#### GIVEN PROBLEM
Copy out all lines in the data below containing the string "that".

>> Begin EXERCISE DATA

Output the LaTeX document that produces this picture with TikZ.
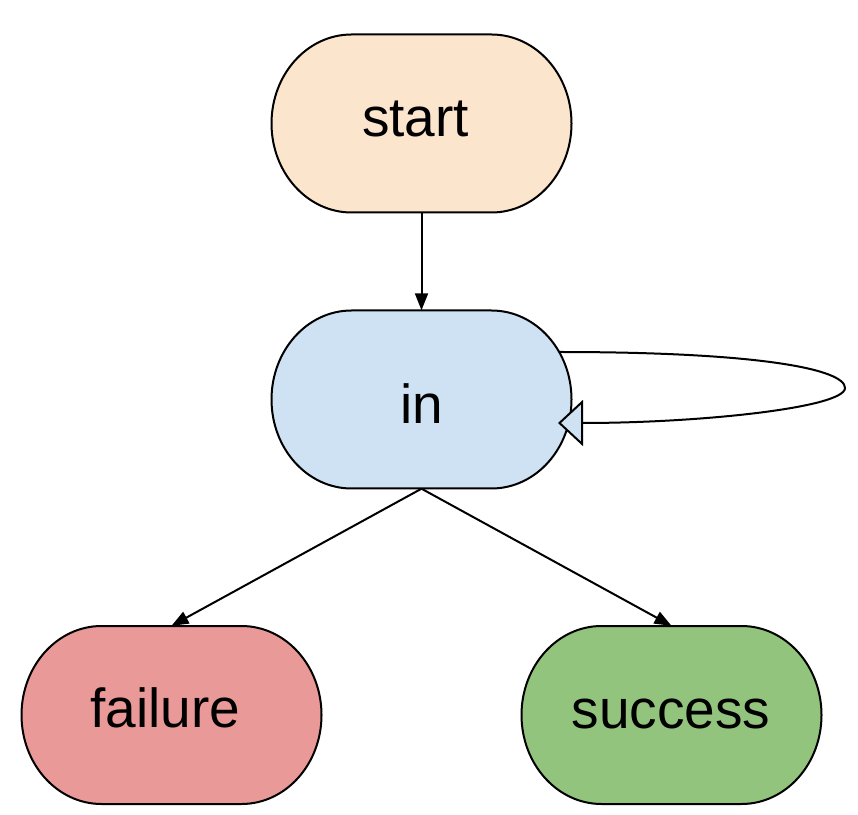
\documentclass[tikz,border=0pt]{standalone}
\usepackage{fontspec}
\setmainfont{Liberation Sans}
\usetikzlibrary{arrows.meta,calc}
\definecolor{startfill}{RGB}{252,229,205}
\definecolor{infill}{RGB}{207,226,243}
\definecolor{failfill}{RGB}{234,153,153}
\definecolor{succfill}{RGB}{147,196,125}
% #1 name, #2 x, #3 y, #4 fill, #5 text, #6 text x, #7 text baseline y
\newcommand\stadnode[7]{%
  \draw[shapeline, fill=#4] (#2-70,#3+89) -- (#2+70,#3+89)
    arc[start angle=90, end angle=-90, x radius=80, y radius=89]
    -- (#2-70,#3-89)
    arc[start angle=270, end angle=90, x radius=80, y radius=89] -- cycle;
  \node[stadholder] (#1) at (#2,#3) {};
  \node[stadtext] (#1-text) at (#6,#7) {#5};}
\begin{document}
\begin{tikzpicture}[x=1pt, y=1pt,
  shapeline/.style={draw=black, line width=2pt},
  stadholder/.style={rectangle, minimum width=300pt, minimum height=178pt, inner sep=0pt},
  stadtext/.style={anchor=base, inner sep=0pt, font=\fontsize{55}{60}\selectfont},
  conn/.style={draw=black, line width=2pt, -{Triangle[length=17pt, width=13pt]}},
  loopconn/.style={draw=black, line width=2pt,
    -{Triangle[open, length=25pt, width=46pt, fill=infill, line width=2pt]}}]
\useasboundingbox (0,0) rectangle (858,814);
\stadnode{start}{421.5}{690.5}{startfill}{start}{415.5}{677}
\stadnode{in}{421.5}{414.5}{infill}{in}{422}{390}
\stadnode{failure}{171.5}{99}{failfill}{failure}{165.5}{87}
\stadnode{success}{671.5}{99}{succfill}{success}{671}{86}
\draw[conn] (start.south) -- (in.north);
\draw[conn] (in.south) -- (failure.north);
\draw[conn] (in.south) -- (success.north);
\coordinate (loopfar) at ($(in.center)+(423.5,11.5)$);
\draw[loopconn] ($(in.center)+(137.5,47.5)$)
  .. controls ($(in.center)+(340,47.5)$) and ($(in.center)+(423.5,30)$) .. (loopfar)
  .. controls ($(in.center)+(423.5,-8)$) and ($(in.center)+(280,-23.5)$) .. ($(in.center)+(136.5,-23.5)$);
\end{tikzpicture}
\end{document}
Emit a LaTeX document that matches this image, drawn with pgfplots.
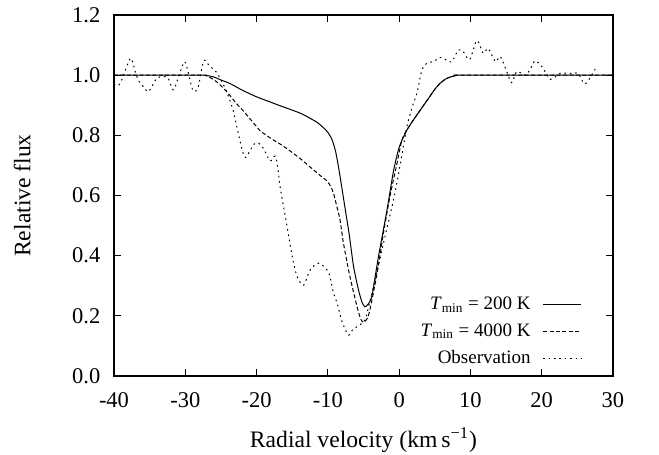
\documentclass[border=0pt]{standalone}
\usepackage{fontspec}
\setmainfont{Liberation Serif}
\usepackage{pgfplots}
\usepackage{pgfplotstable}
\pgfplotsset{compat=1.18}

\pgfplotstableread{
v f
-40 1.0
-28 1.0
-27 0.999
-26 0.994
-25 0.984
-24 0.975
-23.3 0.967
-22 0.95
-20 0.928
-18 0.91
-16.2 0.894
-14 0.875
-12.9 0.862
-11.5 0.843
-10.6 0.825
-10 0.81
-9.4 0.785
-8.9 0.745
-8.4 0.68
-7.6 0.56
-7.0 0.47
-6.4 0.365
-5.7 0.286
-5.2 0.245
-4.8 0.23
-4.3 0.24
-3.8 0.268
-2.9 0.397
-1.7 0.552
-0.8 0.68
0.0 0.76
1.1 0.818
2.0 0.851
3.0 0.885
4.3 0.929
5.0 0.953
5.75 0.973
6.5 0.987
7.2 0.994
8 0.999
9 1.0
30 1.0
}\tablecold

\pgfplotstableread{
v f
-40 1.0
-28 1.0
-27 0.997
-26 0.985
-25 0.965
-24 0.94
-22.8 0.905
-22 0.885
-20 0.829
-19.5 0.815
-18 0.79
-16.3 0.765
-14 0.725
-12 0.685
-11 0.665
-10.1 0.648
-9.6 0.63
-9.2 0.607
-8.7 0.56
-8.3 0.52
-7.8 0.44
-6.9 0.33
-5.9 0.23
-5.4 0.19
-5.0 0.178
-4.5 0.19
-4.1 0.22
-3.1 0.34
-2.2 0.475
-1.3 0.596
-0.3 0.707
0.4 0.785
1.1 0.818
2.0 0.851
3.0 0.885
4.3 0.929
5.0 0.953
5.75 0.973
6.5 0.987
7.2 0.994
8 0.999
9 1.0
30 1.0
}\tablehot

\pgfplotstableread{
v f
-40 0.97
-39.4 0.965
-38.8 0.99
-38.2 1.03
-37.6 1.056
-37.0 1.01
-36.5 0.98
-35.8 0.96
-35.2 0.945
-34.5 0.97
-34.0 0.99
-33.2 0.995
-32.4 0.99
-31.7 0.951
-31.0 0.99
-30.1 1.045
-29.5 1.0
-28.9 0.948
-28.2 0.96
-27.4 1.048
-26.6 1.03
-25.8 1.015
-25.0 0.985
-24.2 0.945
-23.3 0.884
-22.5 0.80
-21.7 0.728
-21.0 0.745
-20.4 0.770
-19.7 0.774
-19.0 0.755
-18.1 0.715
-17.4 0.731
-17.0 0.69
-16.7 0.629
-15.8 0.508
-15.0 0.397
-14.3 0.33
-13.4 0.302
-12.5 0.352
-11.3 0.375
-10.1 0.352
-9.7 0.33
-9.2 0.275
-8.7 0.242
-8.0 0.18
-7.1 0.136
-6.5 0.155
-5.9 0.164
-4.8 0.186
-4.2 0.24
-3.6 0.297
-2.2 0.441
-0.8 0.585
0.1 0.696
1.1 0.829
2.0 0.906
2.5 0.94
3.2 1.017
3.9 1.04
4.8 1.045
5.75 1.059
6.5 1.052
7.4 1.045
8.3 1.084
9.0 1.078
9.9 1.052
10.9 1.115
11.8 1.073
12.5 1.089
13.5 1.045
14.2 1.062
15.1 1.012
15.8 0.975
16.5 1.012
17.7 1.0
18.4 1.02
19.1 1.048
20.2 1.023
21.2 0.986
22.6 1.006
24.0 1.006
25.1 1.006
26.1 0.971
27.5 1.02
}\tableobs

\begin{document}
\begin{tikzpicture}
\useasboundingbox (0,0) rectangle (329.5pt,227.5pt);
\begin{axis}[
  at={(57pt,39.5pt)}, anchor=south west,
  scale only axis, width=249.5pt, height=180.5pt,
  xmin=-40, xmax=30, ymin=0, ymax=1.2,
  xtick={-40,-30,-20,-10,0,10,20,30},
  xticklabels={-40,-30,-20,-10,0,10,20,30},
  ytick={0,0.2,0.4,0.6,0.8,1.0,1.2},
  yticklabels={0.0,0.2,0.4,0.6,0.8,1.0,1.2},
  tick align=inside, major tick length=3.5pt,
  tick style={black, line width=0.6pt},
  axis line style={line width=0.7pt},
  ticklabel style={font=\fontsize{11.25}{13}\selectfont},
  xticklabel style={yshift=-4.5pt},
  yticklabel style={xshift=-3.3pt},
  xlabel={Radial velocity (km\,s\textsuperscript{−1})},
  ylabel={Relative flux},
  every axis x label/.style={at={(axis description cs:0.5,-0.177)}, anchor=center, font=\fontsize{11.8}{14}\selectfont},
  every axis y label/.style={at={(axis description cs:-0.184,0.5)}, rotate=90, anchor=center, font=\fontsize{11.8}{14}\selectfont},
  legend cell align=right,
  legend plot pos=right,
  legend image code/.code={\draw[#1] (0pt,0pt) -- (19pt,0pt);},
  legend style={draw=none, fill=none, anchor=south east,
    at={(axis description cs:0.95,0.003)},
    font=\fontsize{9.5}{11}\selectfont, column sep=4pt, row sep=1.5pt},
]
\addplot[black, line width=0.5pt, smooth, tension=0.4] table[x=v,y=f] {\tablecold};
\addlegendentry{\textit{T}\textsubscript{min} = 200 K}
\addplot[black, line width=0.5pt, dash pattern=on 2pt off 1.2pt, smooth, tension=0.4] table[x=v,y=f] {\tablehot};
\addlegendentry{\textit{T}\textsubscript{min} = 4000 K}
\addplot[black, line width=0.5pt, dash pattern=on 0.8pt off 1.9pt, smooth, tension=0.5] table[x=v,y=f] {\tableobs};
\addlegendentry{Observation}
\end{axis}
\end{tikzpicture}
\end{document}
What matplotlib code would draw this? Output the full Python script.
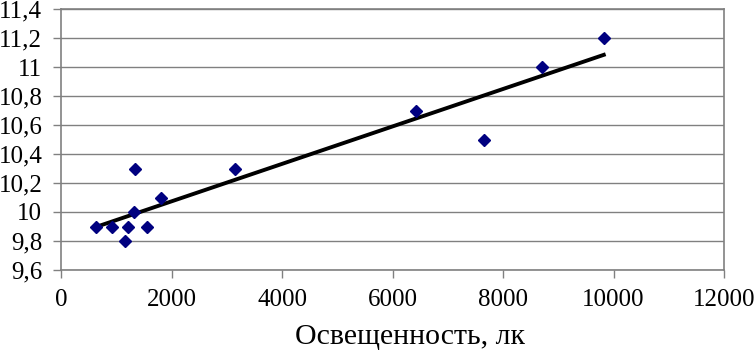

>> End EXERCISE DATA

#### ANSWER FOR THE TASK
Output the LaTeX document that produces this picture with TikZ.
Emit a LaTeX document that matches this image, drawn with pgfplots.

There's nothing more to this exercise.